Pearl Jam always felt like the outlier of Seattle’s Big Four grunge bands. For one, their music is the most optimistic, which is to say that it’s optimistic at all (Alice in Chains might be a distant second, which says a lot about the other two). Frontman Eddie Vedder, the poster child for ’90s angst, famously graced the cover of Time alongside the headline “All the Rage” in 1993, but his band is also responsible for songs with titles like “Given to Fly” and, of course, soaring choruses like “I’m still alive.” This sense of hopeful perseverance is a hallmark of Pearl Jam’s, present on every one of their albums. Their latest, Gigaton, opens with it; the chorus of “Who Ever Said” is “Whoever said it’s all been said gave up on satisfaction.”

Their last studio album, 2013’s Lightning Bolt, was fine but unmemorable. Gigaton doesn’t have that problem. Each track offers something new, and often it’s unlike anything the band has done before. It’s jarring, at first, to hear Vedder’s distinctive voice on a heavily electronic song like “Dance of the Clairvoyants,” which sounds like the product of a Byrne-Eno collaboration—but it quickly grows on you. “Buckle Up” finds Vedder delicately exploring a parent-child relationship, a theme Pearl Jam spent much of their early albums considering and one which Vedder himself has wrestled with for much of his life (now, though, it’s a little different: “I finally awoke to my mother’s wrath / Call lights, bed sores, and sponge baths.”) And “Quick Escape” is crunchy, Zeppelin-esque hard rock, even including Kashmir in its list of locations on a quest “to find a place Trump hadn’t fucked up yet.” (Remember Riot Act, Pearl Jam’s post-9/11 album, when they wrote “Bu$hleaguer,” with lines like “Born on third, thinks he got a triple,” to dunk on the president? The more things change, etc.).

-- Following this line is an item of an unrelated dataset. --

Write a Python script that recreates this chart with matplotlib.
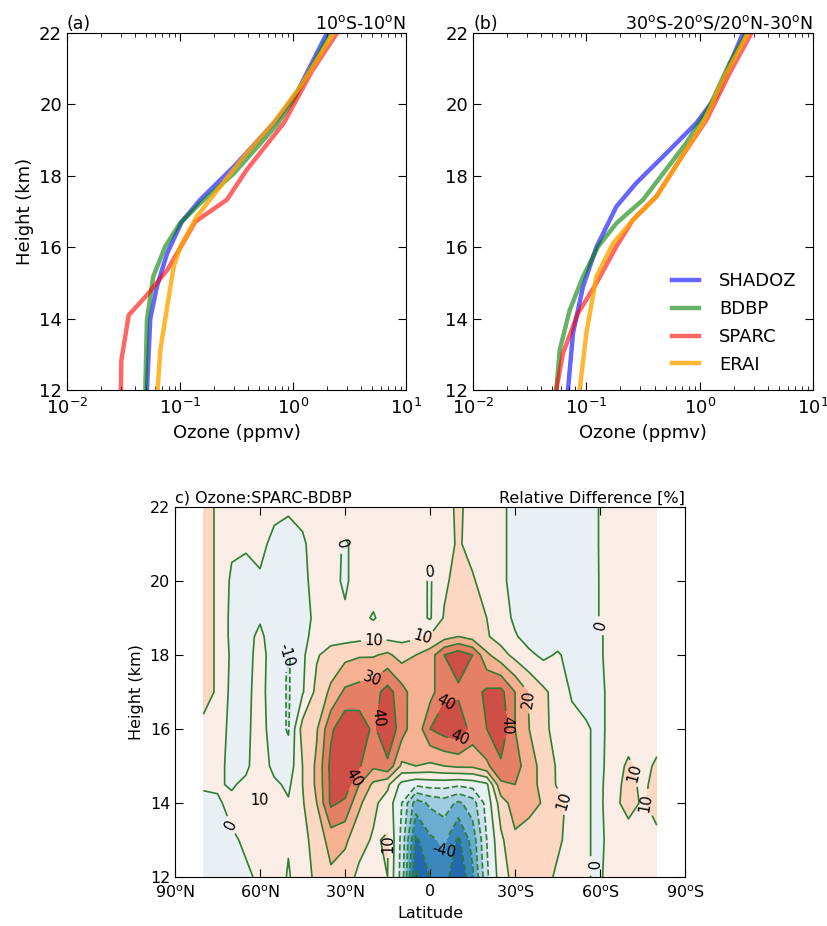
import numpy as np
import matplotlib
matplotlib.use('Agg')
import matplotlib.pyplot as plt

plt.rcParams['font.family'] = 'DejaVu Sans'
plt.rcParams['xtick.direction'] = 'in'
plt.rcParams['ytick.direction'] = 'in'
plt.rcParams['xtick.top'] = True
plt.rcParams['ytick.right'] = True
plt.rcParams['xtick.major.size'] = 5.5
plt.rcParams['ytick.major.size'] = 5.5
plt.rcParams['xtick.minor.size'] = 2.8
plt.rcParams['ytick.minor.size'] = 2.8
plt.rcParams['mathtext.default'] = 'regular'

# ---- profiles, panel (a): 10S-10N ----
a_shadoz_z = [12, 14.0, 14.9, 15.83, 16.72, 17.33, 18.26, 19.57, 20.32, 22]
a_shadoz = [0.051, 0.0546, 0.0625, 0.077, 0.104, 0.151, 0.30, 0.72, 1.08, 2.0]
a_bdbp_z = [12, 13.96, 15.18, 16.02, 16.67, 17.23, 18.07, 19.43, 20.13, 20.97, 22]
a_bdbp = [0.0493, 0.051, 0.058, 0.074, 0.10, 0.151, 0.30, 0.72, 1.01, 1.42, 2.14]
a_sparc_z = [12, 12.84, 14.1, 14.66, 15.36, 15.97, 16.72, 17.33, 18.17, 19.48, 20.93, 22]
a_sparc = [0.030, 0.0303, 0.0352, 0.051, 0.077, 0.10, 0.137, 0.26, 0.39, 0.83, 1.47, 2.45]
a_erai_z = [12, 13.12, 14.33, 15.45, 16.0, 16.86, 17.7, 18.54, 19.48, 20.5, 22]
a_erai = [0.0634, 0.067, 0.077, 0.088, 0.10, 0.141, 0.227, 0.366, 0.67, 1.16, 2.29]

# ---- profiles, panel (b): 30S-20S / 20N-30N ----
b_shadoz_z = [12, 13.6, 14.9, 16.0, 17.14, 17.8, 18.64, 19.48, 20.22, 22]
b_shadoz = [0.0688, 0.0763, 0.0935, 0.1226, 0.184, 0.276, 0.51, 0.935, 1.40, 2.41]
b_bdbp_z = [12, 13.12, 14.24, 15.18, 16.02, 16.67, 17.33, 18.92, 19.94, 21.16, 22]
b_bdbp = [0.0543, 0.0582, 0.0713, 0.0935, 0.127, 0.184, 0.316, 0.762, 1.22, 1.84, 2.58]
b_sparc_z = [12, 13.03, 14.15, 14.99, 16.02, 16.77, 17.42, 18.45, 19.57, 20.88, 22]
b_sparc = [0.0543, 0.0622, 0.0843, 0.1226, 0.184, 0.258, 0.415, 0.667, 1.15, 1.84, 2.86]
b_erai_z = [12, 13.6, 15.18, 16.11, 16.77, 17.42, 18.45, 19.48, 20.88, 22]
b_erai = [0.0873, 0.10, 0.1226, 0.172, 0.258, 0.415, 0.667, 1.07, 1.72, 2.67]

names = ['SHADOZ', 'BDBP', 'SPARC', 'ERAI']
colors = ['#0000ff', '#008000', '#ff0000', '#ffa500']
alphas = [0.6, 0.6, 0.6, 0.8]

# ---- panel (c): SPARC-BDBP relative difference [%] ----
lats = [80, 75, 70, 65, 60, 55, 50, 45, 40, 35, 30, 25, 20, 15, 10, 5, 0,
        -5, -10, -15, -20, -25, -30, -35, -40, -45, -50, -55, -60, -65, -70, -75, -80]
heights = [12, 13, 14, 14.5, 15, 16, 17, 18, 18.5, 19, 20, 21, 22]
d12 = [-3, -1, -2, -1, 1, 6, -1, 6, 12, 18, 14, 8, 6, 10, -14, -62, -50,
       -45, -60, -42, -12, 5, 14, 12, 12, 9, 10, 1, -2, 9, 4, 4, 6]
d13 = [-3, -2, -1, 1, 3, 4, 1, 7, 14, 24, 22, 13, 9, 11, -13, -52, -42,
       -38, -52, -36, -10, 8, 18, 14, 13, 11, 8, 1, -2, 5, 6, 6, 8]
d14 = [-2, -1, 2, 4, 10.5, 3, 1, 9, 20, 42, 38, 22, 12, 6, -10, -35, -28,
       -25, -32, -25, -6, 15, 25, 24, 19, 13, 7, 1, -2, 8, 13, 9, 13]
d145 = [1, 1, -1, 2, 7, 2, -2, 10, 22, 42, 46, 30, 18, 12, -3, -8, -6,
        -6, -8, -6, -2, 28, 30, 25, 16, 9, 5, 1, -2, 7, 13, 8, 13]
d15 = [3, 2, -2, -2, 6, -3, -6, 10, 22, 43, 46, 41, 32, 38, 18, 20, 18,
       20, 22, 22, 28, 38, 33, 26, 15, 9, 4, 1, -2, 5, 12, 6, 12]
d16 = [8, 5, -3, -2, 4, -5, -11, 14, 19, 38, 48, 46, 38, 48, 35, 22, 40,
       45, 47, 36, 40, 48, 30, 20, 12, 7, 3, 1, -2, 4, 4, 4, 4]
d17 = [13, 9, -3, -2, 3, -5, -11, -1, 13, 22, 32, 34, 36, 44, 34, 24, 26,
       38, 38, 36, 42, 43, 30, 19, 12, 6, -1, -3, -2, 4, 4, 4, 4]
d18 = [13, 9, -2, -3, 3, -4, -11, -2, 9, 14, 17, 19, 19, 22, 16, 20, 25,
       40, 46, 40, 22, 14, 7, 2, -2, 1, -3, -4, -1, 4, 4, 4, 4]
d185 = [13, 9, -3, -3, 2, -5, -8, -3, 4, 6, 6, 7, 7, 7, 7, 8, 11,
        16, 20, 16, 11, 6, 1, -4, -5, -4, -5, -5, -1, 4, 4, 4, 4]
d19 = [13, 9, -3, -2, -1, -5, -6, -3, 2, 3, 1, 3, -1, 5, 5, 4, -1,
       11, 15, 13, 10, 5, -2, -6, -6, -6, -6, -5, 0.5, 4, 4, 4, 4]
d20 = [13, 9, -2, -3, -1, -4, -5, -2, 3, 2, -1, 3, 5, 5, 5, 4, -1,
       8, 14, 11, 6, 2, -3, -6, -6, -6, -6, -5, 0.5, 4, 4, 4, 4]
d21 = [13, 9, 2, 1, 2, -2, -3, -1, 3, 3, -1, 3, 5, 5, 5, 5, 3,
       7, 11, 7, 5, 2, -3, -5, -5, -5, -5, -4, 0.5, 4, 4, 4, 4]
d22 = [13, 9, 3, 3, 3, 2, 1, 2, 4, 5, 5, 5, 5, 5, 5, 5, 5,
       6, 12, 6, 5, 2, -3, -5, -5, -5, -5, -4, 0.5, 4, 4, 4, 4]
diff = np.array([d12, d13, d14, d145, d15, d16, d17, d18, d185, d19, d20, d21, d22])

# where the contour labels sit (lat, height)
label_spots = [(32, 21.0), (2.5, 21.0), (51, 18.0), (20, 18.6), (3.5, 18.7),
               (-60.5, 18.8), (20.5, 17.4), (-5, 17.0), (-33.5, 16.8), (19, 16.3),
               (-10, 15.8), (-26.5, 16.1), (27.5, 14.7), (59, 14.3), (65, 13.6),
               (15, 12.9), (-3.5, 12.4), (-48, 14.1), (-71.5, 14.8), (-75, 14.0),
               (-54, 12.3)]

lat_ticks = [90, 60, 30, 0, -30, -60, -90]
lat_labels = [r'$90^o$N', r'$60^o$N', r'$30^o$N', '0', r'$30^o$S', r'$60^o$S', r'$90^o$S']

fig = plt.figure(figsize=(8.28, 9.26), dpi=100)
ax_a = fig.add_axes([0.0809, 0.5788, 0.4094, 0.3855])
ax_b = fig.add_axes([0.5713, 0.5788, 0.4106, 0.3855])
ax_c = fig.add_axes([0.2114, 0.0529, 0.616, 0.3996])


def profile_panel(ax, data, tag, region):
    for (z, v), name, col, al in zip(data, names, colors, alphas):
        ax.plot(v, z, color=col, lw=3.2, alpha=al, label=name)
    ax.set_xscale('log')
    ax.set_xlim(1e-2, 1e1)
    ax.set_ylim(12, 22)
    ax.set_yticks(range(12, 23, 2))
    ax.tick_params(labelsize=13)
    ax.tick_params(axis='x', which='major', pad=6)
    ax.set_xlabel('Ozone (ppmv)', fontsize=13)
    ax.set_title(tag, loc='left', fontsize=12.5, pad=3)
    ax.set_title(region, loc='right', fontsize=12.5, pad=3)


profile_panel(ax_a, [(a_shadoz_z, a_shadoz), (a_bdbp_z, a_bdbp), (a_sparc_z, a_sparc),
                     (a_erai_z, a_erai)], '(a)', r'$10^o$S-$10^o$N')
ax_a.set_ylabel('Height (km)', fontsize=13)
profile_panel(ax_b, [(b_shadoz_z, b_shadoz), (b_bdbp_z, b_bdbp), (b_sparc_z, b_sparc),
                     (b_erai_z, b_erai)], '(b)', r'$30^o$S-$20^o$S/$20^o$N-$30^o$N')
leg = ax_b.legend(loc='lower right', frameon=False, fontsize=13, handlelength=1.5,
                  handletextpad=1.1, labelspacing=0.55, bbox_to_anchor=(1.0, 0.0))

# contour panel: labelled and unlabelled levels drawn as two sets
fill_levels = np.arange(-70, 71, 10)
label_levels = [-40, -10, 0, 10, 20, 30, 40]
plain_levels = [-60, -50, -30, -20, 50]
line_col = '#2e7d32'
cf = ax_c.contourf(lats, heights, diff, levels=fill_levels, cmap='RdBu_r')
ax_c.contour(lats, heights, diff, levels=plain_levels, colors=line_col, linewidths=1.2)
cs = ax_c.contour(lats, heights, diff, levels=label_levels, colors=line_col, linewidths=1.2)
ax_c.clabel(cs, fmt='%d', fontsize=10.5, inline=True, colors='k', manual=label_spots)
ax_c.set_xlim(90, -90)
ax_c.set_ylim(12, 22)
ax_c.set_xticks(lat_ticks)
ax_c.set_xticklabels(lat_labels)
ax_c.set_yticks(range(12, 23, 2))
ax_c.tick_params(labelsize=11.5)
ax_c.tick_params(axis='x', pad=5)
ax_c.set_xlabel('Latitude', fontsize=11.5)
ax_c.set_ylabel('Height (km)', fontsize=11.5)
ax_c.set_title('c) Ozone:SPARC-BDBP', loc='left', fontsize=11.5, pad=3)
ax_c.set_title('Relative Difference [%]', loc='right', fontsize=11.5, pad=3)

fig.savefig('out.png', dpi=100)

More than anything, Gigaton, which was recorded in Seattle and Montana, feels heavily influenced by the natural world, like a dispatch from a wide-open space. It vibrates with an energy that sounds like birds flying, wind blowing, waves pulsing, even whales singing—and it works beautifully. Where Lightning Bolt was solid but stagnant, Gigaton is (ironically) more electric, a living, breathing thing giving off sparks. It takes one listen to make an impression as large as its title might suggest, feeling simultaneously sweeping and intimate, like opening a kitchen window and getting a lungful of fresh Pacific Northwest air. 

On the quietly stunning “Alright,” Vedder sings, “It’s alright to be alone, to listen for a heartbeat, it’s your own.” There’s no way Pearl Jam could’ve known that Gigaton would come out in the midst of a global pandemic—but ultimately, this is the album we need right now.